* [WHAT TO PRODUCE]: Extract the lines from the start through the line that holds "d3.scaleLinear().domain([-0.035, 3]).range([394.3, 20.3]);", both included, omitting all images.
======== ENTRIES SUPPLIED ========
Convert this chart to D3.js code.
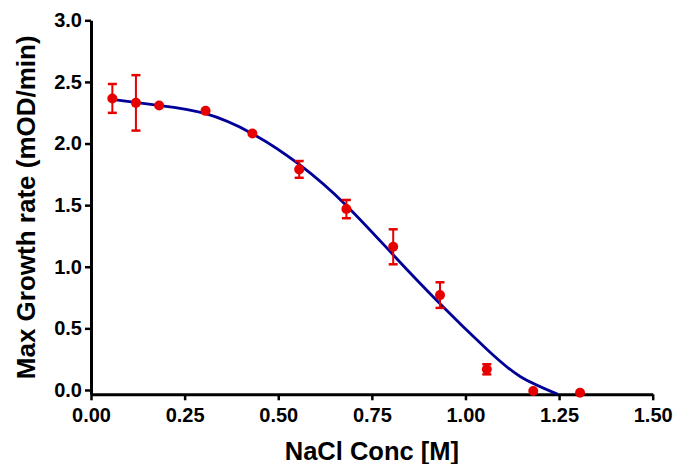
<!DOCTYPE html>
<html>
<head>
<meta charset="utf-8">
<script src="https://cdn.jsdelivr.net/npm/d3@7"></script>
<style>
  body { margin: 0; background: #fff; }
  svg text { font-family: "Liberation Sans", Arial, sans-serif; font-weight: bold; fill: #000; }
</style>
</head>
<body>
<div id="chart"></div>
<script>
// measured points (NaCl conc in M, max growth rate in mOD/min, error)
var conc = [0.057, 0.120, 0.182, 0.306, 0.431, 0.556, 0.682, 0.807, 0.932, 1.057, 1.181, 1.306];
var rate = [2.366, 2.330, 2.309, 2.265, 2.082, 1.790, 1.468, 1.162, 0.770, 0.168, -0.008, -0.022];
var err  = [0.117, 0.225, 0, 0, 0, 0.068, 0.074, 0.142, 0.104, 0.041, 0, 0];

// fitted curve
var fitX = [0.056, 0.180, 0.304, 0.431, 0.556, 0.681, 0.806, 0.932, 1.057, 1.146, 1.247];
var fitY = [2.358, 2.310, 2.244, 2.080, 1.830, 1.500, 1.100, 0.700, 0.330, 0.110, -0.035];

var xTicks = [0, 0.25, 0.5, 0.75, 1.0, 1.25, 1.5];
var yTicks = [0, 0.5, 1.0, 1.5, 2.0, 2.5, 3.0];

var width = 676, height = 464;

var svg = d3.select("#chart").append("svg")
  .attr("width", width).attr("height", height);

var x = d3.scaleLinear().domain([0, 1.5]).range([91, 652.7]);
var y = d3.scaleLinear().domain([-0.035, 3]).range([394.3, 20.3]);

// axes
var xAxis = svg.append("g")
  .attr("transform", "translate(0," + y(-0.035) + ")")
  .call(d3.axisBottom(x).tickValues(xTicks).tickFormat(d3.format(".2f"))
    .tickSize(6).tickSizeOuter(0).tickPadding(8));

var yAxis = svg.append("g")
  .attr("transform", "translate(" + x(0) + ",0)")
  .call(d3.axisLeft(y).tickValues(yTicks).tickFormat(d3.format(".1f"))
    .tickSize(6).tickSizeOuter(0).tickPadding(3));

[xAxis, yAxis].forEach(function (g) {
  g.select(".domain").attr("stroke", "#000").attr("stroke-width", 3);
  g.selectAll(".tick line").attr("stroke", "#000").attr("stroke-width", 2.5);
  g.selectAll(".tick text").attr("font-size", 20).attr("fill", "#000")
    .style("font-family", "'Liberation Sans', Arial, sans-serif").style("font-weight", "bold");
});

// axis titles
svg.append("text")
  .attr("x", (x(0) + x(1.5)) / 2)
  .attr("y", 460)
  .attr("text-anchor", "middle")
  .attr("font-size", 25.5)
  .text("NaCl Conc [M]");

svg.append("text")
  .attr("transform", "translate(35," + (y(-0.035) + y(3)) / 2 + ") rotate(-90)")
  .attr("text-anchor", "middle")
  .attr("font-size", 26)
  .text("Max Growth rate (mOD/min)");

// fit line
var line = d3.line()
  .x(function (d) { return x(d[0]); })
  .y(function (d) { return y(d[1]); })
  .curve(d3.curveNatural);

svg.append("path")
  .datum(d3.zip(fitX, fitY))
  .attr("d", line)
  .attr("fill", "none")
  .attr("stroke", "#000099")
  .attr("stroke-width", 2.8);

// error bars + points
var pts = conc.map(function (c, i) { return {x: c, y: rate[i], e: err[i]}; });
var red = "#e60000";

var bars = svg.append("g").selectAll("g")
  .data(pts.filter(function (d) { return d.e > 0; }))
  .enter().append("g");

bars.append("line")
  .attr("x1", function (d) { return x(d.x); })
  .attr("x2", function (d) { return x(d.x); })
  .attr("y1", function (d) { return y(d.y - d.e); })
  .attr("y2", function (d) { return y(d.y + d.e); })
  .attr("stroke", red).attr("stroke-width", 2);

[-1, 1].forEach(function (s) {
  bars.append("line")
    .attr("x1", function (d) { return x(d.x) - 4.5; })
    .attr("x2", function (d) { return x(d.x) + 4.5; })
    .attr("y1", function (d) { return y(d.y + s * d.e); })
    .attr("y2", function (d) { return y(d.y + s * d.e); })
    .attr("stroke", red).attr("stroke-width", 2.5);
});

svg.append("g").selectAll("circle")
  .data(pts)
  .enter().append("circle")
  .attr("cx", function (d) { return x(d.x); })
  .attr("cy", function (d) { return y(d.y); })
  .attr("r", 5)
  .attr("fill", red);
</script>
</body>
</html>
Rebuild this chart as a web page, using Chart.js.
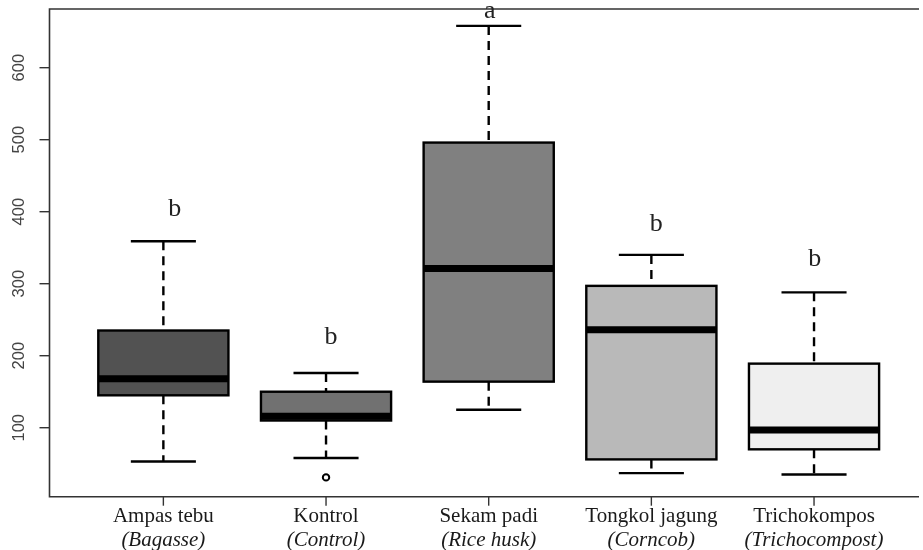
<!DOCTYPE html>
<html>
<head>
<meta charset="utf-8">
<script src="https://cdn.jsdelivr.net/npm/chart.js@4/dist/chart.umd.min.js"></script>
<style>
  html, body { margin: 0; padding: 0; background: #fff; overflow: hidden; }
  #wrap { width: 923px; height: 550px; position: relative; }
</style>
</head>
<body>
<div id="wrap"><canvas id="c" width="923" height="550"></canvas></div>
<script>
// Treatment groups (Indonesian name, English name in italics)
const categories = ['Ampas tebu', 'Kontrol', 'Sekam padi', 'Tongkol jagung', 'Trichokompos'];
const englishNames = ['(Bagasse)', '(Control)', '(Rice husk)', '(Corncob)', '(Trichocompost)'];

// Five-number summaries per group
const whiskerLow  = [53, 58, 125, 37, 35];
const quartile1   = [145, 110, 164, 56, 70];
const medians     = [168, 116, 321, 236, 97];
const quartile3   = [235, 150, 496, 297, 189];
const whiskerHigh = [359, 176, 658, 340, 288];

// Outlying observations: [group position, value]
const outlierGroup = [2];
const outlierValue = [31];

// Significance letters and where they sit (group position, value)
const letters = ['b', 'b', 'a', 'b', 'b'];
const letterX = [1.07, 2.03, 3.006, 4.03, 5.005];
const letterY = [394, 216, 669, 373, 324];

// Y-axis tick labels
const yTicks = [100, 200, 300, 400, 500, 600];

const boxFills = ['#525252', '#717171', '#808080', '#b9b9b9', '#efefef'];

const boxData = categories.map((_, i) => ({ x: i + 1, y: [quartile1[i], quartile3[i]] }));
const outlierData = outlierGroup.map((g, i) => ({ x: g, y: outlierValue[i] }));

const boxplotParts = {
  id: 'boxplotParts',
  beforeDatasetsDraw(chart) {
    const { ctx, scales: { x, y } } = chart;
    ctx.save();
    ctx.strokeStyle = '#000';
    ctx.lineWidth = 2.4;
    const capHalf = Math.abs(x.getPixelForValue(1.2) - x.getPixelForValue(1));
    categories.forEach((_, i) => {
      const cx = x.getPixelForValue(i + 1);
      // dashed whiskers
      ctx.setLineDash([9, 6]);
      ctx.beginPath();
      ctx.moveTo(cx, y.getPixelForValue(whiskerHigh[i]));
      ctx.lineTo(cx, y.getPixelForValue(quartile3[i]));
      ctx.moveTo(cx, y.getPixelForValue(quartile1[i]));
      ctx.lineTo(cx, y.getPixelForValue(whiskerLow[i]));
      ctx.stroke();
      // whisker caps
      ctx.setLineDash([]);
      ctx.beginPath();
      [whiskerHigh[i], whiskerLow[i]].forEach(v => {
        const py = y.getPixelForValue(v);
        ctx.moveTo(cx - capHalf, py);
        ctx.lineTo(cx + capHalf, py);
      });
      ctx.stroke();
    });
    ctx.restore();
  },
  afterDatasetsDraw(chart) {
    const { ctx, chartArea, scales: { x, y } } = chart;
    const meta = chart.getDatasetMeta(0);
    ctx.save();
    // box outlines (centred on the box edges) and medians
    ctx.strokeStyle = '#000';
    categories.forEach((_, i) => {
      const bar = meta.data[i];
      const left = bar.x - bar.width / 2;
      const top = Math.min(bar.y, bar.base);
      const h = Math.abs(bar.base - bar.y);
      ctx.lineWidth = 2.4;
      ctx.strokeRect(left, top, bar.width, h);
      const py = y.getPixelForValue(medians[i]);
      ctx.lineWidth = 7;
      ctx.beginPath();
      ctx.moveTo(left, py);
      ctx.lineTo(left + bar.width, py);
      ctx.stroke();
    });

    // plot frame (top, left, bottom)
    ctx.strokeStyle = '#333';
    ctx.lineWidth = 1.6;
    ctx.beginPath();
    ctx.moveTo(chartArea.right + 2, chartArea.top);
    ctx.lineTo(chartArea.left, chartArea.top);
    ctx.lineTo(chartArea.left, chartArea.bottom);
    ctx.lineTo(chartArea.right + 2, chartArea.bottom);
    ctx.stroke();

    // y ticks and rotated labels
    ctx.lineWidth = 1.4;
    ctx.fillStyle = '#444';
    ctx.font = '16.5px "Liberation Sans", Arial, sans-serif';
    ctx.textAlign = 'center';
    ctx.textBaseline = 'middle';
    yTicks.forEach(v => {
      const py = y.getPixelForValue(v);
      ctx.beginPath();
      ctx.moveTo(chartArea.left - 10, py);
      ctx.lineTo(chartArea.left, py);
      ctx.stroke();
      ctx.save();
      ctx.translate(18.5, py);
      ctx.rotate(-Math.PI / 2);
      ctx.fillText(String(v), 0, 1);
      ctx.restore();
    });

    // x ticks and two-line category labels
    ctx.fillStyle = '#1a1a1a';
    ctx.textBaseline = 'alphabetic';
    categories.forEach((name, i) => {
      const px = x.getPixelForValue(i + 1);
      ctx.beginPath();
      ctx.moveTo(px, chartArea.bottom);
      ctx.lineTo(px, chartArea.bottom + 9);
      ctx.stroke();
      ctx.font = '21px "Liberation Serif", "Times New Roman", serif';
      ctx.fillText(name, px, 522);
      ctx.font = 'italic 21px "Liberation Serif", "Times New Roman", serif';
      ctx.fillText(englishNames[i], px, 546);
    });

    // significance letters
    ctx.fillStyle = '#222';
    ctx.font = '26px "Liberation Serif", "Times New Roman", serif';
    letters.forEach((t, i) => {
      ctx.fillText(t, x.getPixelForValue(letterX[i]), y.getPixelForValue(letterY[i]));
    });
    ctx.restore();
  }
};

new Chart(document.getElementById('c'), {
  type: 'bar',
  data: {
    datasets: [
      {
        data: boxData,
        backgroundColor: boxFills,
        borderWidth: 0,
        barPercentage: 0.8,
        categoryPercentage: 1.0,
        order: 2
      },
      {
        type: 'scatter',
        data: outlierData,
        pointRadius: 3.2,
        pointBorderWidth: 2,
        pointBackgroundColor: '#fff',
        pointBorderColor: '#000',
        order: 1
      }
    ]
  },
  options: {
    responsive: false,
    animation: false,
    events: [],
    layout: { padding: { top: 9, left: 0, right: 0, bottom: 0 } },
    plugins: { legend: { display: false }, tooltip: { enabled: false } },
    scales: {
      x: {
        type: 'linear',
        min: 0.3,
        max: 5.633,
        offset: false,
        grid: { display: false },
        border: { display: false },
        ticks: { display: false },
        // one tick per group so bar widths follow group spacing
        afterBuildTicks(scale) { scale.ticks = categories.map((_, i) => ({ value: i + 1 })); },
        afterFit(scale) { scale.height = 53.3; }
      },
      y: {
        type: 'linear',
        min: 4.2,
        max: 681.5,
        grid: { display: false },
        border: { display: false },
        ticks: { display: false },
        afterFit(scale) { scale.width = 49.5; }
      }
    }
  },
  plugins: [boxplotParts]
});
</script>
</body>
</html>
========
* [SOLUTION TO THIS TASK]:
Convert this chart to D3.js code.
<!DOCTYPE html>
<html>
<head>
<meta charset="utf-8">
<script src="https://cdn.jsdelivr.net/npm/d3@7"></script>
<style>
  body { margin: 0; background: #fff; }
  svg text { font-family: "Liberation Sans", Arial, sans-serif; font-weight: bold; fill: #000; }
</style>
</head>
<body>
<div id="chart"></div>
<script>
// measured points (NaCl conc in M, max growth rate in mOD/min, error)
var conc = [0.057, 0.120, 0.182, 0.306, 0.431, 0.556, 0.682, 0.807, 0.932, 1.057, 1.181, 1.306];
var rate = [2.366, 2.330, 2.309, 2.265, 2.082, 1.790, 1.468, 1.162, 0.770, 0.168, -0.008, -0.022];
var err  = [0.117, 0.225, 0, 0, 0, 0.068, 0.074, 0.142, 0.104, 0.041, 0, 0];

// fitted curve
var fitX = [0.056, 0.180, 0.304, 0.431, 0.556, 0.681, 0.806, 0.932, 1.057, 1.146, 1.247];
var fitY = [2.358, 2.310, 2.244, 2.080, 1.830, 1.500, 1.100, 0.700, 0.330, 0.110, -0.035];

var xTicks = [0, 0.25, 0.5, 0.75, 1.0, 1.25, 1.5];
var yTicks = [0, 0.5, 1.0, 1.5, 2.0, 2.5, 3.0];

var width = 676, height = 464;

var svg = d3.select("#chart").append("svg")
  .attr("width", width).attr("height", height);

var x = d3.scaleLinear().domain([0, 1.5]).range([91, 652.7]);
var y = d3.scaleLinear().domain([-0.035, 3]).range([394.3, 20.3]);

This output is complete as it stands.